Let us now access these properties by correctly specifying the path including the type suffix for each property (in this case “string” for _id and “array” for the details attributes) by:

Paste the following SQL into the query pane.

SELECT TOP(10) SalesOrderId, details
   FROM OPENROWSET('CosmosDB',
                'Account=adventureworks-mongodb;Database=AdventureWorks;Key=v2mtZ85W0AMCv1ZrY7jMUOWpfBTi1BrUz0Y3Rwmvj9SXSSIKDU7EQVu5kdEMcwAQfvJBnmHSMyxy50c3gD3v4g==',
                SalesOrder)
                  WITH 
                    (   SalesOrderId varchar(max) '$._id.string', 
                        details varchar(max) '$.details.array'
                    )  As SalesOrderDetails

Accessing JSON Properties in a query in Azure Synapse Studio

Click run.

Now we can see that the SalesOrderId column contains just the appropriate value and the details column now just contains the JSON array itself starting with the array designator “[“ and ending with “]” and can contain multiple array elements (H) of object type as indicated in the JSON with object type suffix (I).

Let now create a SalesOrderDetails view by:

Paste the following SQL into the query pane.

CREATE VIEW SalesOrderDetails
AS
SELECT SalesOrderId, SalesOrderArray.[key]+1 as SalesOrderLine, SKUCode, SKUName,Price, Quantity
   FROM OPENROWSET('CosmosDB',
                'Account=adventureworks-mongodb;Database=AdventureWorks;Key=v2mtZ85W0AMCv1ZrY7jMUOWpfBTi1BrUz0Y3Rwmvj9SXSSIKDU7EQVu5kdEMcwAQfvJBnmHSMyxy50c3gD3v4g==',
                SalesOrder) 
                    WITH 
                    (   SalesOrderId varchar(max) '$._id.string', 
                        details varchar(max) '$.details.array'
                    )  As SalesOrders 
        CROSS APPLY OPENJSON(SalesOrders.details) AS SalesOrderArray
            CROSS APPLY OPENJSON(SalesOrderArray.[value]) 
            WITH
                (SKUCode varchar(max) '$.object.sku.string',
                SKUName varchar(max)    '$.object.name.string',
                Price decimal(10,4) '$.object.price.float64' ,
                Quantity int    '$.object.quantity.int32'
            ) As SalesOrderDetails

The first OPENJSON clause provides the SalesOrders.details value we extracted in using the WITH clause of the OPENROWSET. When you call OPENJSON without a WITH clause and provide it with a JSON fragment that represents an array (as is the case in our example) the function returns a table with the following columns:

  • Key- A value that contains the zero-based index of the element in the specified array.
  • Value - An nvarchar(max) value that contains the value of the property itself. This will be the object value for each of the array elements in our example.
  • Type -An int value that contains the type of the value, which we don’t use in our example.

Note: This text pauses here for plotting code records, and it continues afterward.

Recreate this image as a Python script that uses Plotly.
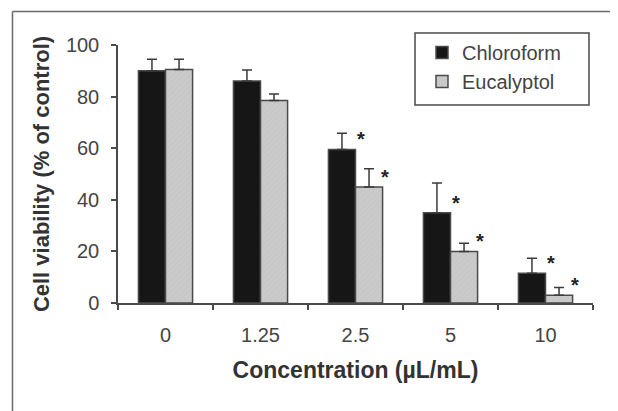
import plotly.graph_objects as go

categories = ["0", "1.25", "2.5", "5", "10"]
chloroform = [90, 86, 59.5, 35, 11.5]
chloroform_err = [4.5, 4.3, 6.3, 11.5, 5.8]
eucalyptol = [90.5, 78.5, 45, 20, 3]
eucalyptol_err = [4, 2.5, 7, 3.2, 3]
chloroform_sig = [False, False, True, True, True]
eucalyptol_sig = [False, False, True, True, True]
y_ticks = [0, 20, 40, 60, 80, 100]

# page has an 8px body margin, so the figure is drawn 8px in from the window edge
OFF = 8
W, H = 618 - OFF, 411 - OFF
L, R, T, B = 118 - OFF, 25, 45 - OFF, 108

def px_x(px):  # page pixel -> paper
    return (px - OFF - L) / (W - L - R)

def px_y(py):
    return (H - B - (py - OFF)) / (H - T - B)

FONT = "Liberation Sans, Arial, sans-serif"
EDGE = "#4a4a4a"

fig = go.Figure()
fig.add_trace(go.Bar(
    x=categories, y=chloroform, name="Chloroform",
    marker=dict(color="#161616", line=dict(color=EDGE, width=1.5)),
    error_y=dict(type="data", array=chloroform_err, arrayminus=[0]*5, symmetric=False,
                 color="#3a3a3a", thickness=1.5, width=5),
    legendgroup="a",
))
fig.add_trace(go.Bar(
    x=categories, y=eucalyptol, name="Eucalyptol",
    marker=dict(color="#cacaca", line=dict(color=EDGE, width=1.5),
                pattern=dict(shape="/", fgcolor="#b4b4b4", size=4, solidity=0.15)),
    error_y=dict(type="data", array=eucalyptol_err, arrayminus=[0]*5, symmetric=False,
                 color="#3a3a3a", thickness=1.5, width=5),
    legendgroup="b",
))

annotations = []
for i, c in enumerate(categories):
    if chloroform_sig[i]:
        annotations.append(dict(x=i, y=chloroform[i], text="<b>*</b>", showarrow=False,
                                xshift=19 - 13.5, yshift=10, font=dict(size=20, color="#222", family=FONT)))
    if eucalyptol_sig[i]:
        annotations.append(dict(x=i, y=eucalyptol[i], text="<b>*</b>", showarrow=False,
                                xshift=16 + 13.5, yshift=10, font=dict(size=20, color="#222", family=FONT)))

shapes = [
    # outer frame (only top and left edges are visible)
    dict(type="line", xref="paper", yref="paper", x0=px_x(12.5), x1=px_x(630),
         y0=px_y(11.5), y1=px_y(11.5), line=dict(color="#6a6a6a", width=1.5)),
    dict(type="line", xref="paper", yref="paper", x0=px_x(12.5), x1=px_x(12.5),
         y0=px_y(11.5), y1=px_y(425), line=dict(color="#6a6a6a", width=1.5)),
    # legend box
    dict(type="rect", xref="paper", yref="paper", x0=px_x(415), x1=px_x(589),
         y0=px_y(105), y1=px_y(33), line=dict(color=EDGE, width=1.5), fillcolor="white",
         layer="above"),
]

fig.update_layout(
    width=W, height=H,
    margin=dict(l=L, r=R, t=T, b=B, autoexpand=False),
    paper_bgcolor="white", plot_bgcolor="white",
    barmode="group", bargap=0.43, bargroupgap=0,
    font=dict(family=FONT, size=20, color="#333"),
    xaxis=dict(
        type="category", range=[-0.5, len(categories) - 0.5],
        showline=True, linecolor=EDGE, linewidth=1.5,
        ticks="outside", tickson="boundaries", ticklen=5, tickcolor=EDGE, tickwidth=1.5,
        tickfont=dict(size=20, color="#444"), ticklabelstandoff=13, tickangle=0,
        title=dict(text="<b>Concentration (µL/mL)</b>", font=dict(size=23, color="#333"), standoff=17),
        showgrid=False, zeroline=False,
    ),
    yaxis=dict(
        range=[0, 100], tickvals=y_ticks, showline=True, linecolor=EDGE, linewidth=1.5,
        ticks="outside", ticklen=5, tickcolor=EDGE, tickwidth=1.5,
        tickfont=dict(size=20, color="#444"), ticklabelstandoff=8,
        title=dict(text="<b>Cell viability (% of control)</b>", font=dict(size=22, color="#333"), standoff=10),
        showgrid=False, zeroline=False,
    ),
    legend=dict(
        x=px_x(422), y=px_y(33), xanchor="left", yanchor="top",
        borderwidth=0, bgcolor="rgba(0,0,0,0)",
        font=dict(size=20, color="#444"), tracegroupgap=11, itemwidth=30,
        traceorder="normal",
    ),
    annotations=annotations,
    shapes=shapes,
)

fig.write_html("out.html")
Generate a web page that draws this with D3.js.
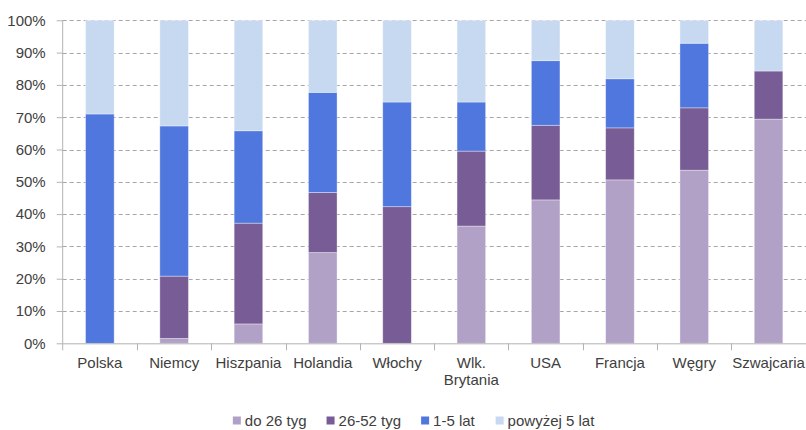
<!DOCTYPE html>
<html>
<head>
<meta charset="utf-8">
<script src="https://cdn.jsdelivr.net/npm/d3@7"></script>
<style>
  html, body { margin: 0; padding: 0; background: #fff; }
  svg { display: block; font-family: "Liberation Sans", Arial, sans-serif; }
</style>
</head>
<body>
<svg id="chart" width="806" height="430"></svg>
<script>
// ---- data ----
const categories = ["Polska", "Niemcy", "Hiszpania", "Holandia", "Włochy", "Wlk. Brytania", "USA", "Francja", "Węgry", "Szwajcaria"];
const seriesNames = ["do 26 tyg", "26-52 tyg", "1-5 lat", "powyżej 5 lat"];
const do26tyg   = [0,    1.5,  6.0,  28.1, 0,    36.3, 44.4, 50.6, 53.6, 69.4];
const tyg26_52  = [0,    19.3, 31.2, 18.6, 42.3, 23.2, 23.1, 16.1, 19.3, 14.9];
const lat1_5    = [71.0, 46.5, 28.6, 31.0, 32.4, 15.2, 20.0, 15.2, 20.0, 0];
const powyzej5  = [29.0, 32.7, 34.2, 22.3, 25.3, 25.3, 12.5, 18.1, 7.1,  15.7];
const yTicks = [0, 10, 20, 30, 40, 50, 60, 70, 80, 90, 100];
const colors = ["#b2a1c7", "#775c96", "#4f77de", "#c6d9f1"];

// ---- build table ----
const seriesValues = [do26tyg, tyg26_52, lat1_5, powyzej5];
const table = categories.map((c, i) => {
  const row = { category: c };
  seriesNames.forEach((s, j) => row[s] = seriesValues[j][i]);
  return row;
});
const stacked = d3.stack().keys(seriesNames)(table);

// ---- layout ----
const svg = d3.select("#chart");
const mLeft = 62.7, mRight = 805.7, mTop = 20.3, mBottom = 343.3;
const textColor = "#404040";
const font = 15;

const x = d3.scaleBand().domain(categories).range([mLeft, mRight])
  .paddingInner(0.615).paddingOuter(0.3075);
const xCell = d3.scaleBand().domain(categories).range([mLeft, mRight]).padding(0);
const y = d3.scaleLinear().domain([0, 100]).range([mBottom, mTop]);
const color = d3.scaleOrdinal().domain(seriesNames).range(colors);

// gridlines
svg.append("g").selectAll("line").data(yTicks.filter(t => t > 0)).join("line")
  .attr("x1", mLeft).attr("x2", 806)
  .attr("y1", d => Math.round(y(d)) + 0.5).attr("y2", d => Math.round(y(d)) + 0.5)
  .attr("stroke", "#a6a6a6").attr("stroke-width", 1)
  .attr("stroke-dasharray", "4,3");

// bars
svg.append("g").selectAll("g").data(stacked).join("g")
  .attr("fill", d => color(d.key))
  .selectAll("rect").data(d => d).join("rect")
  .attr("x", d => x(d.data.category))
  .attr("width", x.bandwidth())
  .attr("y", d => y(d[1]))
  .attr("height", d => Math.max(0, y(d[0]) - y(d[1])))
  .attr("stroke", d => (d[1] - d[0]) > 0 ? "rgba(255,255,255,0.45)" : "none")
  .attr("stroke-width", 0.8);

// y axis
const yAxis = d3.axisLeft(y).tickValues(yTicks).tickFormat(d => d + "%")
  .tickSize(6).tickPadding(11);
const gy = svg.append("g").attr("transform", `translate(${mLeft},0)`).call(yAxis);
gy.select(".domain").attr("stroke", "#b3b3b3").attr("d", `M0,${mTop}V${mBottom + 7}`);
gy.selectAll(".tick line").attr("stroke", "#b3b3b3");
gy.selectAll(".tick text").attr("fill", textColor)
  .style("font-size", font + "px").style("font-family", "Liberation Sans, Arial, sans-serif");

// x axis line + boundary ticks
svg.append("line").attr("x1", mLeft).attr("x2", 806)
  .attr("y1", mBottom + 0.5).attr("y2", mBottom + 0.5).attr("stroke", "#b3b3b3");
svg.append("g").selectAll("line").data(categories.slice(1)).join("line")
  .attr("x1", d => Math.round(xCell(d)) + 0.5).attr("x2", d => Math.round(xCell(d)) + 0.5)
  .attr("y1", mBottom).attr("y2", mBottom + 7).attr("stroke", "#b3b3b3");

// x labels
const xl = svg.append("g").selectAll("text").data(categories).join("text")
  .attr("x", d => x(d) + x.bandwidth() / 2)
  .attr("y", 368.3)
  .attr("text-anchor", "middle")
  .attr("fill", textColor)
  .style("font-size", font + "px");
xl.each(function(d) {
  const t = d3.select(this);
  t.text(d);
  if (this.getComputedTextLength() > xCell.bandwidth() - 2 && d.includes(" ")) {
    t.text(null);
    const parts = d.split(" ");
    parts.forEach((p, i) => {
      t.append("tspan").attr("x", x(d) + x.bandwidth() / 2)
        .attr("dy", i === 0 ? 0 : 17).text(p);
    });
  }
});

// legend
const legend = svg.append("g");
const items = legend.selectAll("g").data(seriesNames).join("g");
items.append("rect").attr("width", 8).attr("height", 8).attr("y", 416.5)
  .attr("fill", d => color(d));
items.append("text").attr("x", 12).attr("y", 426)
  .attr("fill", textColor).style("font-size", font + "px").text(d => d);
const widths = [];
items.each(function() { widths.push(this.getBBox().width); });
const gap = 20;
const total = d3.sum(widths) + gap * (widths.length - 1);
let cx = 414 - total / 2;
items.each(function(d, i) {
  d3.select(this).attr("transform", `translate(${cx},0)`);
  cx += widths[i] + gap;
});
</script>
</body>
</html>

The second OPENJSON clause is provided with an input value of the value returned by the first OPENJSON clause, in our example the JSON fragment that represents the object of each element within the array. In this case, we use the WITH clause to further specify the column alias, and the column data type and the element path we want to access (remembering to include the type suffix).

Lastly, we will project all the needed columns including key value returned by the first OPENJSON function (L) which will provide us with the SalesOrderLine, which by convention starts at 1 for each order at AdventureWorks, so needs to be adjusted from its zero-based value.

Let’s see the result of all this transformation work that the view now contains by:

Paste the following SQL into the query pane.

SELECT TOP(10) * FROM SalesOrderDetails

View results from a query in Azure Synapse Studio

Click run.

As you can see, we have now extracted the order details information from within the sales order details array including its crucial revenue and unit sales data.

We are now able to create the statistical information needed to answer the questions we set to resolve.